The results show that catching and treating breast cancer before it spreads is a realistic goal.1 It also opens the door to predicting which drugs will work against breast cancer that has already spread.

“As the cells that cause the spread of breast cancer leave relatively late, it means they are still quite similar to the cells in the primary tumor,” says Lucy Yates, PhD, MBBS, FRCR, MRCP, first author from the Wellcome Trust Sanger Institute and Guys and St Thomas’ NHS Trust. “Therefore by studying the genome of the primary breast cancer tumor, in the future we may be able to predict what cells that might have spread ‘look’ like, and potentially which treatments they will respond to.”

In this study, scientists investigated how breast cancer evolves from the original tumor in the breast to tumors that have spread, or metastasized.
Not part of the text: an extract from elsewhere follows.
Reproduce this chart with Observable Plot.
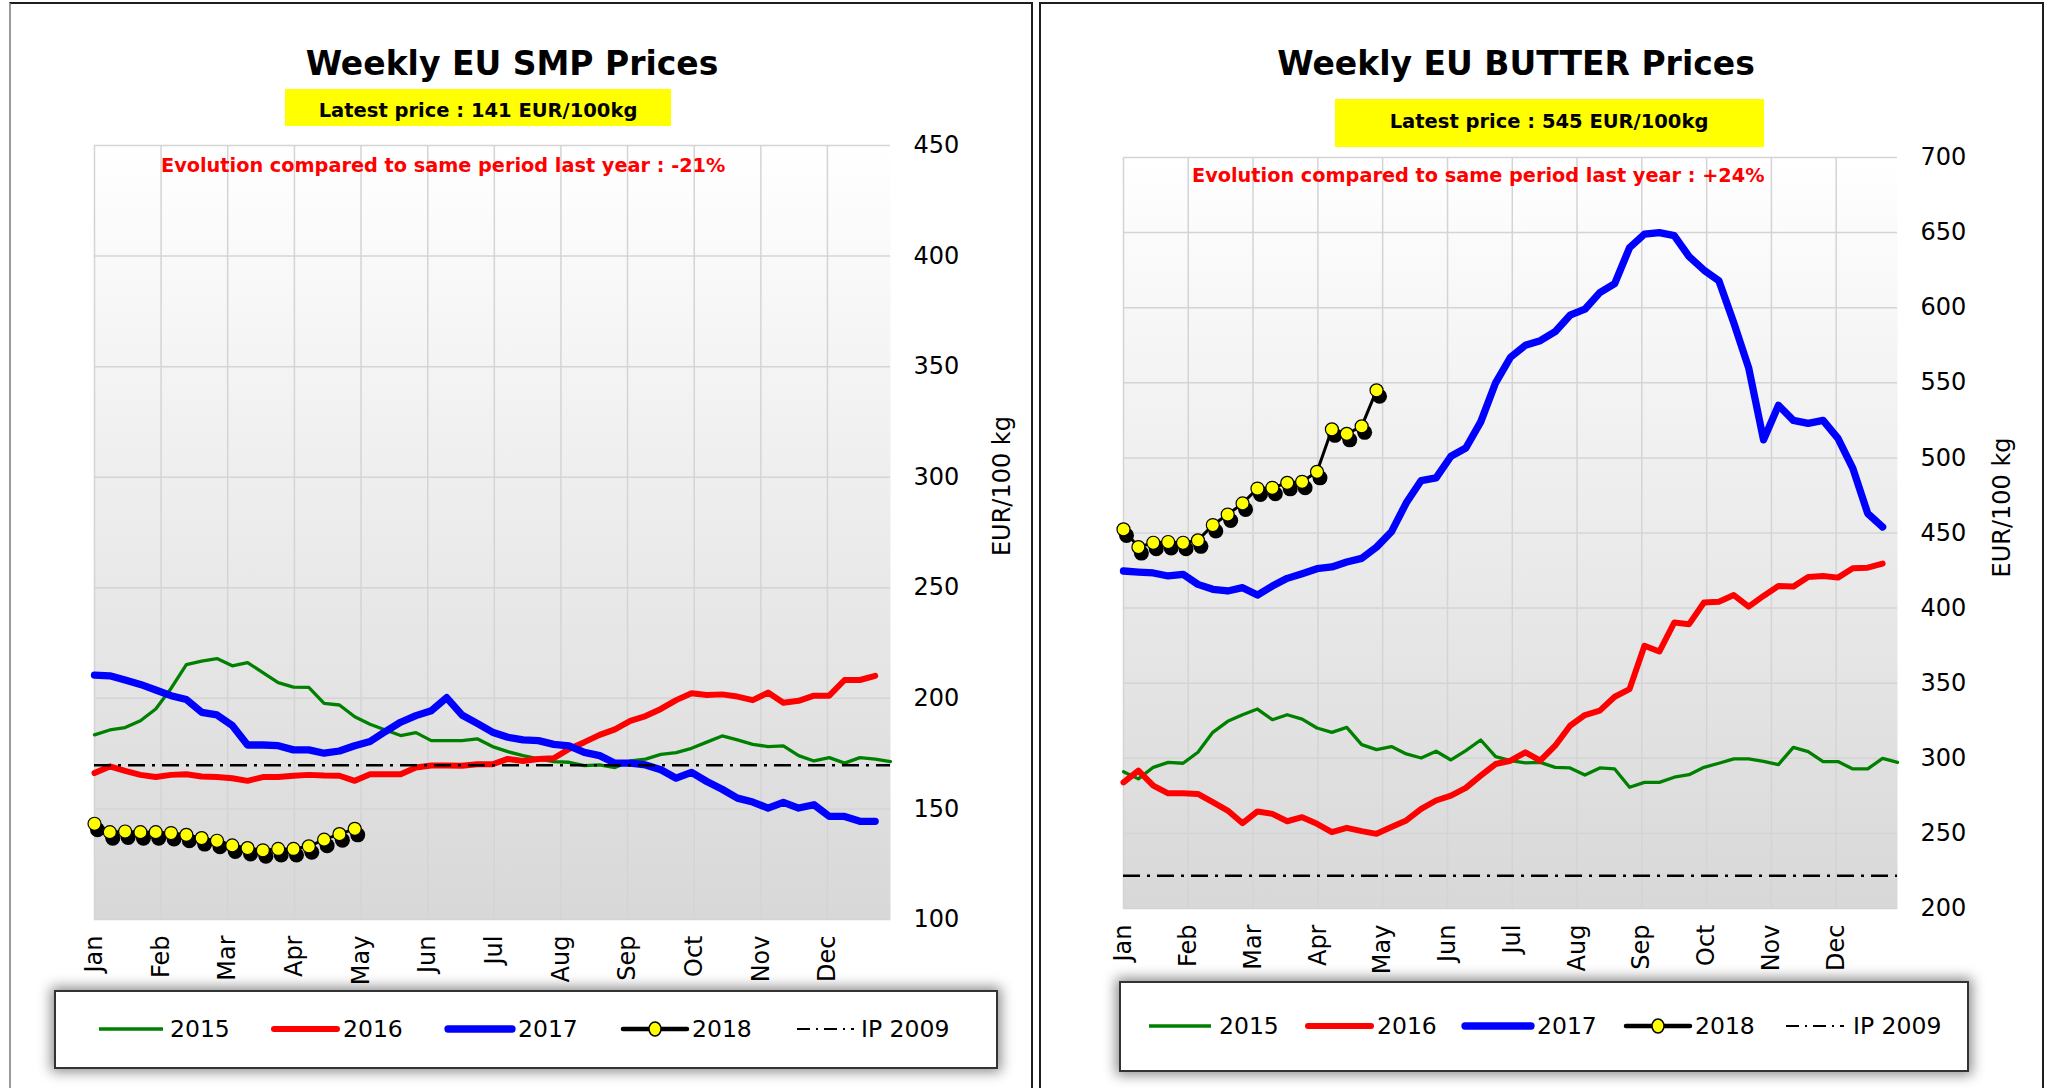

It has been controversial whether the breast cancer cells that spread to other parts of the body break off and leave the primary tumor in the breast at early or at late stages of cancer development. The team found that most of the genetic changes in the original breast tumor were also present in the metastatic tumors, showing that the cancer cells spread late in disease development.

The team sequenced the DNA of 299 tumors from 170 patients with breast cancer that either returned in the remaining breast—local relapse— or had spread—metastatic breast cancer.

Researchers found that in the time between breast cancer patients being diagnosed with primary cancer and the diagnosis of metastasis, the breast cancer cells had gained genetic changes, or mutations, that increased the aggressiveness of the tumour. This may explain why metastatic breast cancer is currently difficult to treat.

“Most women who have metastatic breast cancer do not have another biopsy of the cancer, and rarely have it analyzed using genetic sequencing,” says Per Eystein Lønning, MD, joint lead author from the University of Bergen and Haukeland University Hospital in Bergen. “In this study we found that in some cases, the metastatic tumors had particular genetic changes that could be targeted with treatments. We would not have seen these mutations by sequencing the primary tumor alone. Our results suggest that it should be more routine to biopsy the metastasis and have it genetically analyzed in order to open up clinical trials of treatment options for metastatic breast cancer.”

REFERENCE

1. Yates LR, Knappskog S, Wedge D, et al. Genomic evolution of breast cancer metastasis and relapse. Cancer Cell. 2017;32(2):169-184.e7; doi: 10.1016/j.ccell.2017.07.005.